Near the Burgundian border, the charming village of Mussy-sur-Seine—from the 10th century until the time of the French revolution home to the Bishops of Langres—also offers those who are interested in World War II history the chance to learn about the Maquis Montcalm, a Resistance unit 1200 strong who set up camp in the forests near Mussy and Grancey-sur-Ource in the summer of 1944. Unfortunately they were denounced and forced to disband before the area was liberated. Each year on or around August 2, the day of their retreat, Guy Prunier, who was a 10-year-old boy in 1944, leads commemorative hikes in the forest or the nearby villages, explaining how and where events unfolded on that day.

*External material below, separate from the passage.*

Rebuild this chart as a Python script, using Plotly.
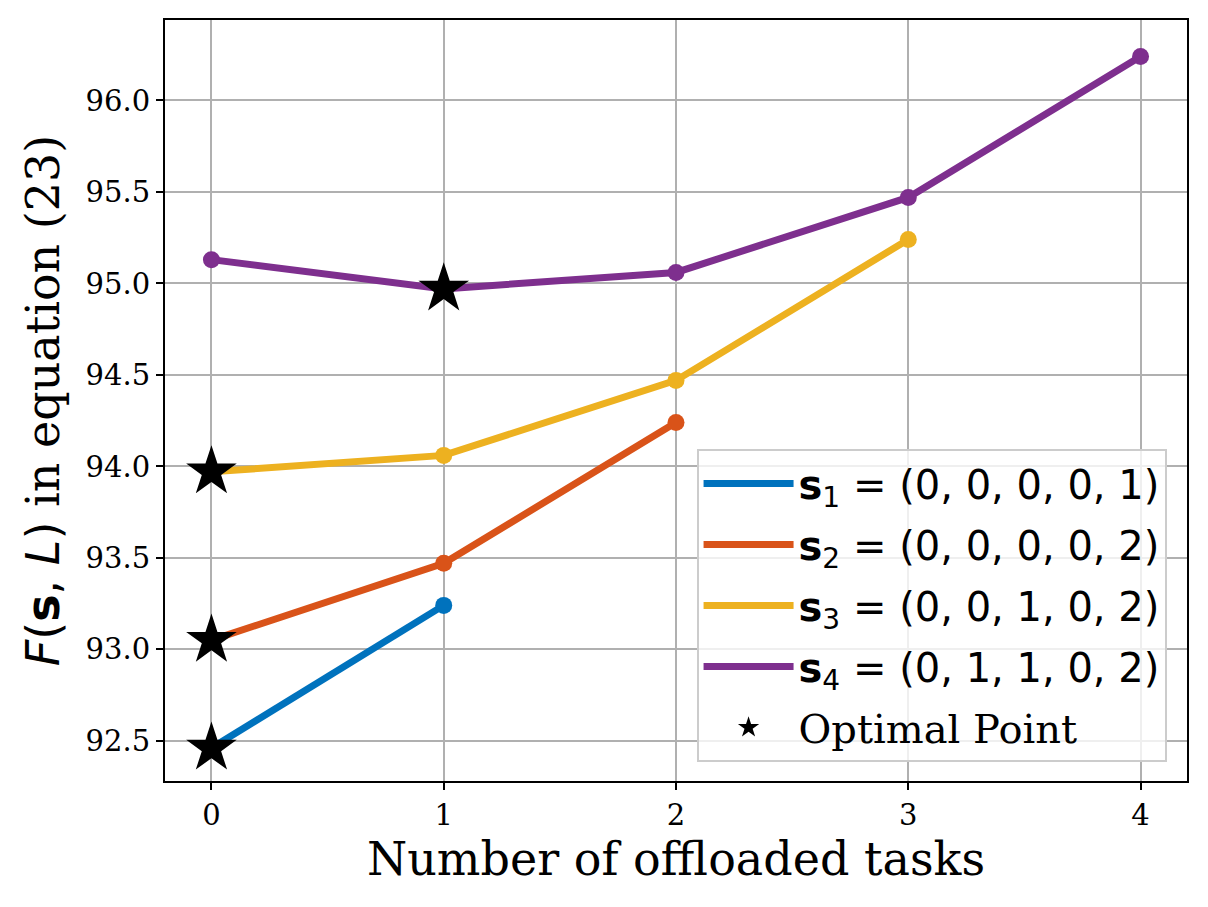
import plotly.graph_objects as go

# dados
vtX = [0, 1, 2, 3, 4]
vtS1 = [92.46, 93.24]
vtS2 = [93.05, 93.47, 94.24]
vtS3 = [93.97, 94.06, 94.47, 95.24]
vtS4 = [95.13, 94.97, 95.06, 95.47, 96.24]
vtOptX = [0, 0, 0, 1]
vtOptY = [92.46, 93.05, 93.97, 94.97]
vtNames = ["(0, 0, 0, 0, 1)", "(0, 0, 0, 0, 2)", "(0, 0, 1, 0, 2)", "(0, 1, 1, 0, 2)"]
vtColors = ["#0072BD", "#D95319", "#EDB120", "#7E2F8E"]

sSans = "font-family:'DejaVu Sans'"
fig = go.Figure()

for iS, vtY in enumerate([vtS1, vtS2, vtS3, vtS4]):
    sLabel = f"<span style=\"{sSans}\"><b>s</b><sub>{iS + 1}</sub> = {vtNames[iS]}</span>"
    # linha (entra na legenda)
    fig.add_trace(go.Scatter(
        x=vtX[:len(vtY)], y=vtY, mode="lines",
        line=dict(color=vtColors[iS], width=7),
        name=sLabel, legendgroup=f"s{iS + 1}"
    ))
    # marcadores (fora da legenda)
    fig.add_trace(go.Scatter(
        x=vtX[:len(vtY)], y=vtY, mode="markers",
        marker=dict(color=vtColors[iS], size=17),
        showlegend=False, legendgroup=f"s{iS + 1}"
    ))

fig.add_trace(go.Scatter(
    x=vtOptX, y=vtOptY, mode="markers",
    marker=dict(symbol="star", color="black", size=38, line=dict(width=0)),
    name="Optimal Point", legendgroup="opt"
))

sAxisTitle = (f"<span style=\"{sSans}\"><i>F</i>(<b>s</b>, <i>L</i>)</span> in equation (23)")

# a página tem 8 px de margem no body: figura um pouco menor
fig.update_layout(
    width=1192, height=891,
    margin=dict(l=157, r=13, t=10, b=118),
    paper_bgcolor="white", plot_bgcolor="white",
    font=dict(family="DejaVu Serif", size=29, color="black"),
    xaxis=dict(
        range=[-0.2, 4.2], tickvals=vtX, ticktext=[str(x) for x in vtX],
        showgrid=True, gridcolor="#b0b0b0", gridwidth=1.6,
        showline=True, linecolor="black", linewidth=2, mirror=True,
        ticks="outside", ticklen=7, tickwidth=1.6, tickcolor="black",
        zeroline=False,
        title=dict(text="Number of offloaded tasks", font=dict(size=46), standoff=10)
    ),
    yaxis=dict(
        range=[92.28, 96.44], tickvals=[92.5, 93.0, 93.5, 94.0, 94.5, 95.0, 95.5, 96.0],
        tickformat=".1f",
        showgrid=True, gridcolor="#b0b0b0", gridwidth=1.6,
        showline=True, linecolor="black", linewidth=2, mirror=True,
        ticks="outside", ticklen=7, tickwidth=1.6, tickcolor="black",
        zeroline=False,
        title=dict(text=sAxisTitle, font=dict(size=46), standoff=12)
    ),
    legend=dict(
        x=0.98, y=0.025, xanchor="right", yanchor="bottom",
        bgcolor="rgba(255,255,255,0.8)", bordercolor="#cccccc", borderwidth=2,
        font=dict(size=40), itemwidth=90, tracegroupgap=6
    ),
    showlegend=True
)

fig.write_html("out.html")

Information regarding this year’s commemorative event can be obtained from the Office of Tourism in Mussy-sur-Seine.
Finally, it should be known that for those who seek the replenishing power of nature, the forêt d’Orient offers abundant opportunities for camping, boating, hiking, biking, birdwatching, or even just enjoying lovely strolls around its vast lake, also known as the Seine Reservoir, which was created in the 1930s in an attempt to avoid a repetition of the catastrophic Paris floods of 1910 and 1924.
All these sites of interest—and more—are just a few hours from Paris, in an exquisitely beautiful paysage of rolling hills, fields, and forest—and of course, vineyards.